- 2 cups All-Purpose Gluten Free Flour, (see notes for my blend)
- 3/4 teaspoon Xanthan Gum
- 1 teaspoon Aluminum Free Baking Powder
- 1 teaspoon Baking Soda
- 1/2 teaspoon Fine Sea Salt
- 1 teaspoon Pumpkin Pie Spice, (see notes)
- 1/2 cup Butter, softened (1 stick)
- 2/3 cup Light Brown Sugar
- 1/3 cup Granulated Sugar
- 1 large Egg
- 1 tablespoon Pure Vanilla Extract
- 1 cup Pumpkin Puree
- 9 ounces Semisweet Chocolate Chips, (1 1/2 cups)
Preheat oven to 350°F and line two cookie sheets with parchment paper or silicon baking mats.
In a medium bowl, whisk together the gluten free flour, xanthan gum, baking powder, baking soda, salt, and pumpkin pie spice then set aside.

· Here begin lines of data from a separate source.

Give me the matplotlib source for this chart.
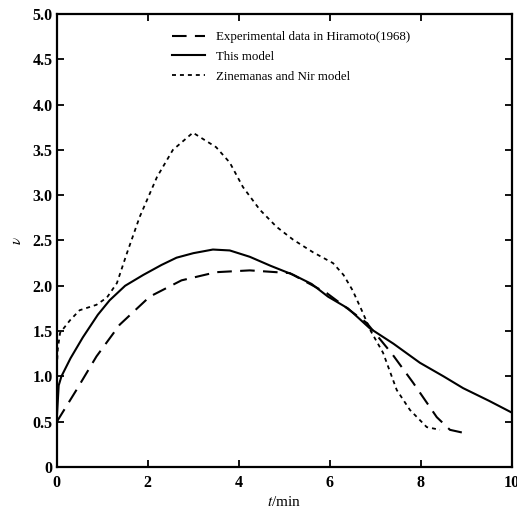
import matplotlib.pyplot as plt

plt.rcParams['font.family'] = ['Liberation Serif', 'DejaVu Serif']
plt.rcParams['mathtext.fontset'] = 'stix'

# Experimental data in Hiramoto(1968)
exp_t = [0, 0.43, 0.87, 1.38, 2.04, 2.74, 3.5, 4.24, 5.12, 5.93, 6.81, 7.38, 7.83, 8.35, 8.64, 9.0]
exp_v = [0.5, 0.85, 1.22, 1.57, 1.88, 2.06, 2.15, 2.17, 2.14, 1.92, 1.59, 1.24, 0.93, 0.55, 0.41, 0.37]

# This model
model_t = [0, 0.04, 0.1, 0.3, 0.57, 0.9, 1.16, 1.5, 1.9, 2.3, 2.63, 3.0, 3.43, 3.8, 4.24,
           4.7, 5.2, 5.6, 5.96, 6.4, 6.88, 7.4, 7.98, 8.5, 8.93, 9.5, 10]
model_v = [0.55, 0.9, 1.0, 1.2, 1.43, 1.68, 1.84, 2.0, 2.12, 2.23, 2.31, 2.36, 2.40, 2.39, 2.32,
           2.22, 2.12, 2.02, 1.88, 1.75, 1.53, 1.36, 1.15, 1.0, 0.87, 0.73, 0.60]

# Zinemanas and Nir model
zn_t = [0, 0.02, 0.07, 0.29, 0.5, 0.87, 1.1, 1.32, 1.54, 1.82, 2.2, 2.55, 2.99, 3.5, 3.8,
        4.09, 4.46, 4.83, 5.19, 5.63, 6.07, 6.3, 6.5, 6.7, 6.9, 7.17, 7.47, 7.76, 8.13, 8.42]
zn_v = [1.1, 1.3, 1.48, 1.62, 1.73, 1.79, 1.87, 2.03, 2.36, 2.76, 3.2, 3.5, 3.69, 3.53, 3.36,
        3.09, 2.84, 2.65, 2.51, 2.37, 2.25, 2.12, 1.95, 1.73, 1.50, 1.26, 0.85, 0.63, 0.44, 0.41]

fig = plt.figure(figsize=(5.17, 5.18), dpi=100)
ax = fig.add_axes([0.110, 0.0985, 0.880, 0.8745])

ax.plot(exp_t, exp_v, color='black', lw=1.5, linestyle=(0, (7, 4)),
        label='Experimental data in Hiramoto(1968)')
ax.plot(model_t, model_v, color='black', lw=1.5, label='This model')
ax.plot(zn_t, zn_v, color='black', lw=1.3, linestyle=(0, (2.2, 2.2)),
        label='Zinemanas and Nir model')

ax.set_xlim(0, 10)
ax.set_ylim(0, 5)
ax.set_xticks([0, 2, 4, 6, 8, 10])
ax.set_yticks([0, 0.5, 1, 1.5, 2, 2.5, 3, 3.5, 4, 4.5, 5])
ax.set_yticklabels(['0', '0.5', '1.0', '1.5', '2.0', '2.5', '3.0', '3.5', '4.0', '4.5', '5.0'])
ax.tick_params(direction='in', top=True, right=True, length=5, width=1.3,
               labelsize=11.5)
ax.tick_params(axis='x', pad=6)
ax.tick_params(axis='y', pad=3)
for lab in ax.get_xticklabels() + ax.get_yticklabels():
    lab.set_fontweight('bold')
for s in ax.spines.values():
    s.set_linewidth(1.6)

ax.set_xlabel(r'$t$/min', fontsize=11, labelpad=3)
ax.set_ylabel(r'$\nu$', fontsize=11, labelpad=6)

ax.legend(loc='upper left', frameon=False, fontsize=9.3, handlelength=2.5,
          handletextpad=0.9, labelspacing=0.6, bbox_to_anchor=(0.228, 0.988))

fig.savefig('out.png', dpi=100)
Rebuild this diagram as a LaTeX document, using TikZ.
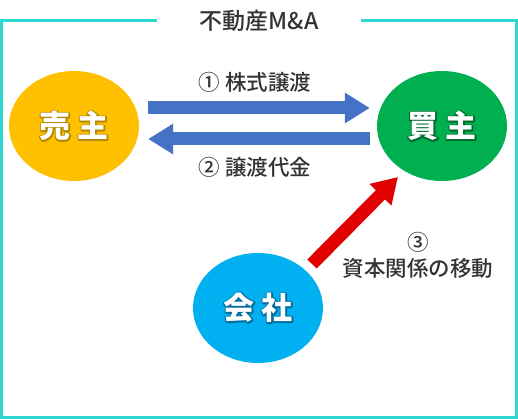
\documentclass[tikz,border=0pt]{standalone}
\usepackage{fontspec}
\setmainfont{Noto Sans CJK JP}
\newfontfamily\mittel{Noto Sans CJK JP Medium}
\usetikzlibrary{shapes.geometric, arrows.meta}
\definecolor{tuerkis}{HTML}{2ED8D0}
\definecolor{gelb}{HTML}{FFC000}
\definecolor{gelbdunkel}{HTML}{B88A00}
\definecolor{gruen}{HTML}{00B050}
\definecolor{gruendunkel}{HTML}{006B2E}
\definecolor{hellblau}{HTML}{00B0F0}
\definecolor{blaudunkel}{HTML}{006E9E}
\definecolor{pfeilblau}{HTML}{4472C4}
\definecolor{pfeilrot}{HTML}{E00000}
\definecolor{schrift}{HTML}{333333}
% Umriss um weisse Schrift
\newcommand\umriss[2]{\rlap{\color{#1}\special{pdf:literal direct 2 Tr 2.8 w 1 j}#2\special{pdf:literal direct 0 Tr 1 w}}#2}

\begin{document}
\begin{tikzpicture}[x=1pt, y=-1pt,
			partei/.style={ellipse, minimum width=130pt, minimum height=110pt, inner sep=0pt, text=white, font=\fontsize{31}{31}\selectfont\bfseries},
			pfeil/.style={line width=13pt, -{Triangle[length=25pt,width=29pt]}},
			beschriftung/.style={text=schrift, font=\mittel\fontsize{21.5}{26}\selectfont, align=center},
			rahmen/.style={draw=tuerkis, line width=3pt}]
			%Bildbereich
			\useasboundingbox (0,0) rectangle (518,419);
			% Titel und Rahmen
			\node[beschriftung, font=\mittel\fontsize{23}{26}\selectfont, minimum width=204pt] (titel) at (259,21) {不動産M\&A};
			\draw[rahmen] (titel.west) -| (1.5,417.5) -| (516.5,21) -- (titel.east);
			% Parteien
			\node[partei, fill=gelb] (verkaeufer) at (74,126) {\umriss{gelbdunkel}{売 主}};
			\node[partei, fill=gruen] (kaeufer) at (442,126) {\umriss{gruendunkel}{買 主}};
			\node[partei, fill=hellblau] (gesellschaft) at (258,308) {\umriss{blaudunkel}{会 社}};
			% Pfeile
			\draw[pfeil, pfeilblau] ([xshift=9pt,yshift=18pt]verkaeufer.east) -- ([xshift=-7pt,yshift=18pt]kaeufer.west);
			\draw[pfeil, pfeilblau] ([xshift=-7pt,yshift=-13pt]kaeufer.west) -- ([xshift=9pt,yshift=-13pt]verkaeufer.east);
			\draw[pfeil, pfeilrot] ([xshift=54pt,yshift=44pt]gesellschaft.center) -- ([xshift=-44pt,yshift=-51pt]kaeufer.center);
			% Beschriftung
			\node[beschriftung] (aktien) at (255,82) {① 株式譲渡};
			\node[beschriftung] (preis) at (255,167) {② 譲渡代金};
			\node[beschriftung] (kapital) at (418,255) {③\\資本関係の移動};
		\end{tikzpicture}
\end{document}
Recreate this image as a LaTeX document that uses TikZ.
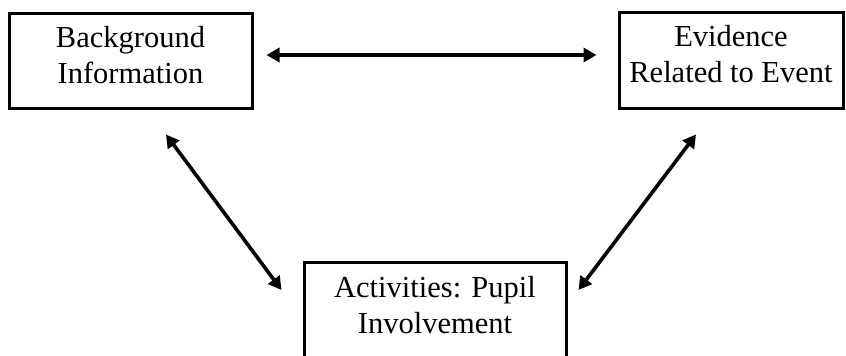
\documentclass[tikz,border=0pt]{standalone}
\usepackage{fontspec}
\setmainfont{Liberation Serif}
\usetikzlibrary{arrows.meta}
\newcommand{\lowstrut}{\rule[-12pt]{0pt}{12pt}}
\begin{document}
\begin{tikzpicture}[x=1pt,y=-1pt,
  box/.style={draw,line width=3pt,rectangle,inner sep=0pt,align=center,
    font=\fontsize{30.5}{36}\selectfont},
  link/.style={line width=3.6pt,{Triangle[length=13pt,width=14pt]}-{Triangle[length=13pt,width=14pt]}}]
\useasboundingbox (0,0) rectangle (846,356);
\node[box,minimum width=243pt,minimum height=95pt] (bg) at (130.5,60.5) {Background\\Information\lowstrut};
\node[box,minimum width=224pt,minimum height=96pt] (ev) at (731,60) {Evidence\\Related to Event\lowstrut};
\node[box,minimum width=262pt,minimum height=98pt] (act) at (435,311) {Activities: Pupil\\Involvement\lowstrut};
\draw[link] ([xshift=13pt,yshift=5.5pt]bg.east) -- ([xshift=-21pt,yshift=5pt]ev.west);
\draw[link] ([xshift=35.5pt,yshift=-25pt]bg.south) -- ([xshift=-21pt,yshift=21pt]act.west);
\draw[link] ([xshift=-35pt,yshift=-25pt]ev.south) -- ([xshift=11pt,yshift=21pt]act.east);
\end{tikzpicture}
\end{document}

Add the butter, light brown sugar, and granulated sugar to the bowl of a stand mixer fitted with the paddle attachment. Mix on medium speed until creamed.
Add the egg and mix to combine. Mix in the vanilla extract and the pumpkin puree until thoroughly mixed.
Add half of the flour mixture to the wet ingredients and mix until mostly combined. Add the remaining flour and mix until completely incorporated. Add the chocolate chips and fold in with a spatula.
Use a medium scoop (1 1/2 tablespoons) to scoop the dough onto the prepared cookie sheet. Dough should be about 2 inches apart.
Bake for 12-16 minutes or until cooked through. Let the cookies cool on the pan for 1-2 minutes before cooling completely on cooling racks.
- Use 2 teaspoons of pumpkin pie spice for a stronger pumpkin spice flavor.
- Cookie dough can sit at room temperature if you’re baking in batches.
- Store cookies in an air-tight container up to 3 days. These cookies freeze well.
- I use my nightshade-free gluten free flour blend in this recipe.